The issue raised is that the IT support team are (understandably) hesitant to take on support for any particular system - even when these are just assemblies of off-the-shelf components, such as the base ADMIRAL data sharing platform. Yet, if we are to succeed in providing data management services to researchers, some framework for ongoing support must be worked out. The range of options is additionally constrained by the fact that commercial cloud-hosted services bring problems of responsibility for and jurisdiction over the data. In Oxford, the legal team have expressed concern about having University-owned content hosted on systems that may be anywhere in the world.
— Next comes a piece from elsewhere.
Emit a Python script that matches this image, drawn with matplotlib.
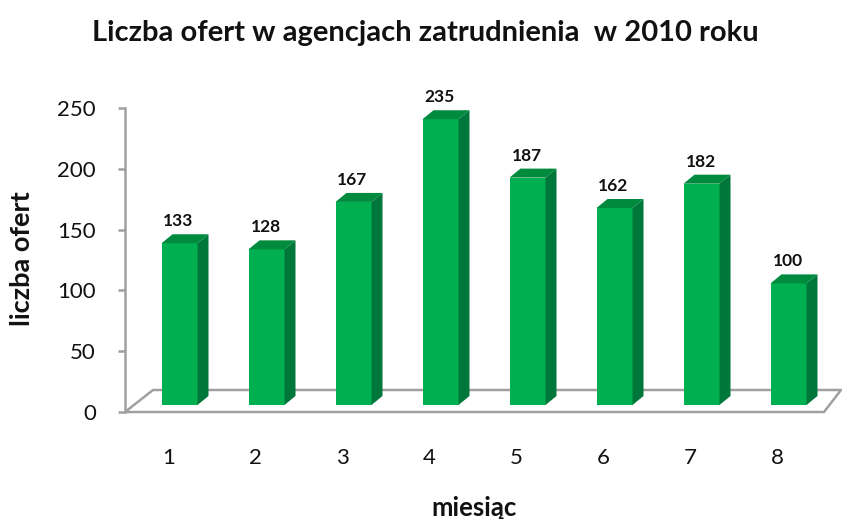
import matplotlib
matplotlib.use("Agg")
import matplotlib.pyplot as plt
from matplotlib.patches import Polygon

# data
months = [1, 2, 3, 4, 5, 6, 7, 8]
offers = [133, 128, 167, 235, 187, 162, 182, 100]
yticks = [0, 50, 100, 150, 200, 250]

plt.rcParams['font.family'] = ['Lato', 'DejaVu Sans']

W, H = 842, 519
fig = plt.figure(figsize=(W / 100, H / 100), dpi=100)
# axes box: x 0.5..8.5 -> px 125..821, y 0..250 -> px 412..108
ax = fig.add_axes([125 / W, 1 - 412 / H, 696 / W, 304 / H])
ax.set_xlim(0.5, 8.5)
ax.set_ylim(0, 250)

px_x = 8.0 / 696      # data units per pixel, horizontal
px_y = 250.0 / 304    # data units per pixel, vertical

front = '#00B050'
side = '#00773A'
top = '#008A3E'
grey = '#A0A0A0'

# floor of the 3d plot
fl = [(0.5, 0), (0.5 + 28 * px_x, 22 * px_y), (8.5 + 20 * px_x, 22 * px_y), (8.5 + 3 * px_x, 0)]
ax.add_patch(Polygon(fl, closed=True, fill=False, edgecolor=grey, lw=1.8,
                     clip_on=False, zorder=1))

# bars drawn as front / side / top faces
off = 11 * px_x
bw = 36 * px_x
base = 7 * px_y
dx = 11 * px_x
dy = 9 * px_y
for m, v in zip(months, offers):
    x0 = m + off - bw / 2
    x1 = x0 + bw
    y0 = base
    y1 = base + v
    ax.add_patch(Polygon([(x0, y0), (x1, y0), (x1, y1), (x0, y1)],
                         facecolor=front, edgecolor='none', zorder=3))
    ax.add_patch(Polygon([(x1, y0), (x1 + dx, y0 + dy), (x1 + dx, y1 + dy), (x1, y1)],
                         facecolor=side, edgecolor='none', zorder=3))
    ax.add_patch(Polygon([(x0, y1), (x0 + dx, y1 + dy), (x1 + dx, y1 + dy), (x1, y1)],
                         facecolor=top, edgecolor='none', zorder=3))
    ax.text(m + off - 1 * px_x, y1 + dy + 13 * px_y, str(v), ha='center', va='center',
            fontsize=12.5, fontweight='bold', color='#111111')

for s in ['top', 'right', 'bottom']:
    ax.spines[s].set_visible(False)
ax.spines['left'].set_color(grey)
ax.spines['left'].set_linewidth(1.8)
ax.set_yticks(yticks)
ax.tick_params(axis='y', direction='out', length=5, width=1.8, color=grey,
               labelsize=16, pad=16, labelcolor='#111111')
ax.set_xticks(months)
ax.set_xticklabels([str(m) for m in months])
ax.tick_params(axis='x', length=0, labelsize=16, pad=26, labelcolor='#111111')
ax.patch.set_visible(False)

fig.text(425 / W, 1 - 33 / H, 'Liczba ofert w agencjach zatrudnienia  w 2010 roku',
         ha='center', va='center', fontsize=21, fontweight='bold', color='#111111')
fig.text(22 / W, 1 - 259 / H, 'liczba ofert', rotation=90, ha='center', va='center',
         fontsize=19.5, fontweight='bold', color='#111111')
fig.text(474 / W, 1 - 508 / H, 'miesiąc', ha='center', va='center',
         fontsize=18.5, fontweight='bold', color='#111111')

fig.savefig('out.png', dpi=100)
In our department, IT support do provide some help and support for staff desktop and personal machines, though not (generally) for particular applications running on them.
Assuming we have effective systems for research data management, that researchers are actually using, then what options do we have, and what resourcing is needed, to ensure that such systems are adequately supported. One key element of support will be application of security fixes.
These considerations give rise to some additional requirements:
- The basic research data management system should be simple, generic and built from standard software elements which are individually supported.
- The basic system, incorporating essential data storage and backup features, should be generic and usable by a sufficient number of researchers that a standard base configuration can be deployed and supported for diverse research groups.
- Essential security fixes should generally be automatically applied, with a minimum of user intervention. This means, for example, that product version that are part of a standard operating system distribution should be used in preference to newer versions. (Occasional manual restarts will inevitably be required.)
- The integration of basic system components should, as far as possible, be a loose coupling by lightweight and standard protocols, so that that system as a whole is not unduly dependent on a particular version of any software component.
- Any specially-written software should be incorporated in such a way that its failure does not jeopardize essential data security or accessibility. The outputs of any such software (e.g. annotation tools) should be simple, standard formats that can easily be recovered using widely available off-the-shelf applications.
I currently perceive three possible (and not mutually exclusive) modes of support:
- Universities and departments recognize the value to their research goals of taking on the burden of supporting some additional systems (e.g. as Southampton University have done).
- If a basic system can serve the needs of researchers across several institutions, then maybe an open-source style of support model can be used, with users as a community, backed up by a handful of technical staff, can provide mutual support.
- If a sufficiently large community use the system, maybe there is an opportunity for a small business to provide support on a commercial basis, e.g. funded by a fixed fee paid from research grants where data preservation and publication is a key requirement.
These are just some initial thoughts - I think there is plenty of scope for further discussion, to involve researchers, developers, funding agencies and policy makers.